Pricing usually ranges from about $159.99 for Bluetooth-only models to around $259.99 for Wi-Fi versions or bundles with smart modules. Depending on the model, it can work with the Yale Access app, Apple Home, Alexa, Google Home, Wi-Fi, Bluetooth, Z-Wave, or Matter-compatible modules. Battery life varies with Wi-Fi use, door alignment, and weather, but most homes should expect several months from a set of AA batteries rather than years.

Before buying, check your door’s deadbolt alignment by locking and unlocking it with the door open and closed. If you have to push or lift the door to lock it, fix that first; smart locks hate friction and will burn through batteries. Use unique codes for each person instead of one shared family code, because that gives you a real access log and lets you delete one code without disrupting everyone else.

7Roborock Q Revo

Best for: You want a robot vacuum and mop that handles daily dirt with minimal babysitting.

The Roborock Q Revo is one of the best smart cleaning gadgets because it brings high-end automation down from ultra-premium prices. It vacuums, mops, maps rooms, avoids many obstacles, auto-empties dust, washes its mop pads, dries them with warm air, and refills the robot’s water tank from the dock. That means you are not just buying a robot vacuum; you are buying back the time you used to spend sweeping crumbs, pet hair, and hallway dust every day.

The Q Revo originally launched around $899.99, but real-world sale prices often fall closer to $599.99–$749.99. It offers up to 5500Pa suction, dual spinning mop pads, LiDAR navigation, multi-level mapping, no-go zones, room-specific cleaning, and app scheduling. The dock is large, so measure before placing it in a small apartment, narrow laundry room, or under a low console table.
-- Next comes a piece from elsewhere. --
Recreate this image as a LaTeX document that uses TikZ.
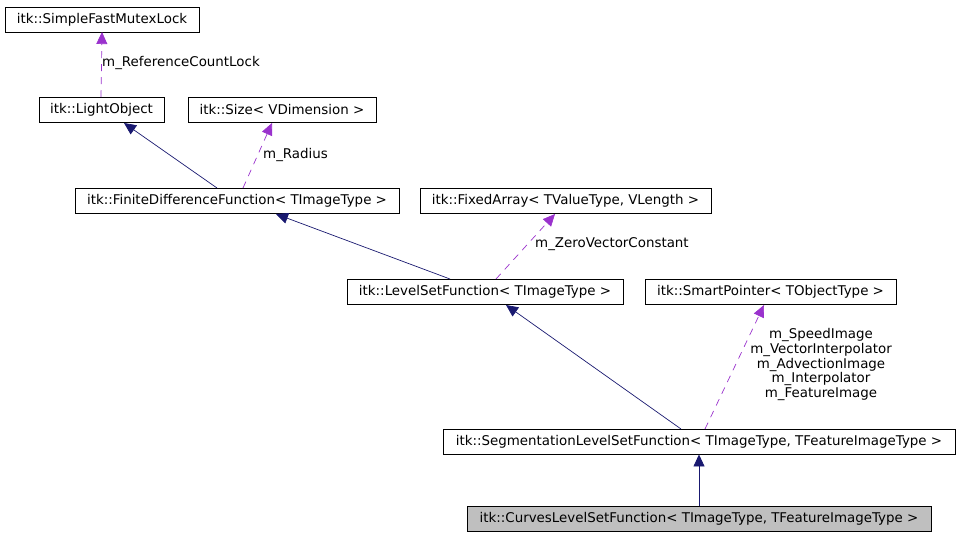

It works best when you prepare the home once: pick up loose cables, add no-go zones around pet bowls, and set different routines for kitchens, bathrooms, bedrooms, and high-traffic areas. Use vacuum-only mode on carpets and mop-after-meals mode in kitchens or dining rooms. If you have thick shag rugs, lots of toy clutter, or frequent pet accidents, you may still need manual cleaning because no robot is magic in chaotic rooms.

8Google Nest Cam Indoor/Outdoor Battery

Best for: You want a flexible security camera for entries, garages, nurseries, pet areas, or back patios.

The Google Nest Cam Indoor/Outdoor Battery is a strong all-purpose camera because it works indoors or outdoors, runs on battery or optional wired power, and offers useful alerts without requiring a complicated NVR system. It can identify people, animals, and vehicles, and it gives you three hours of event video history without a paid plan. That makes it friendlier for casual home security than cameras that push you into a subscription immediately.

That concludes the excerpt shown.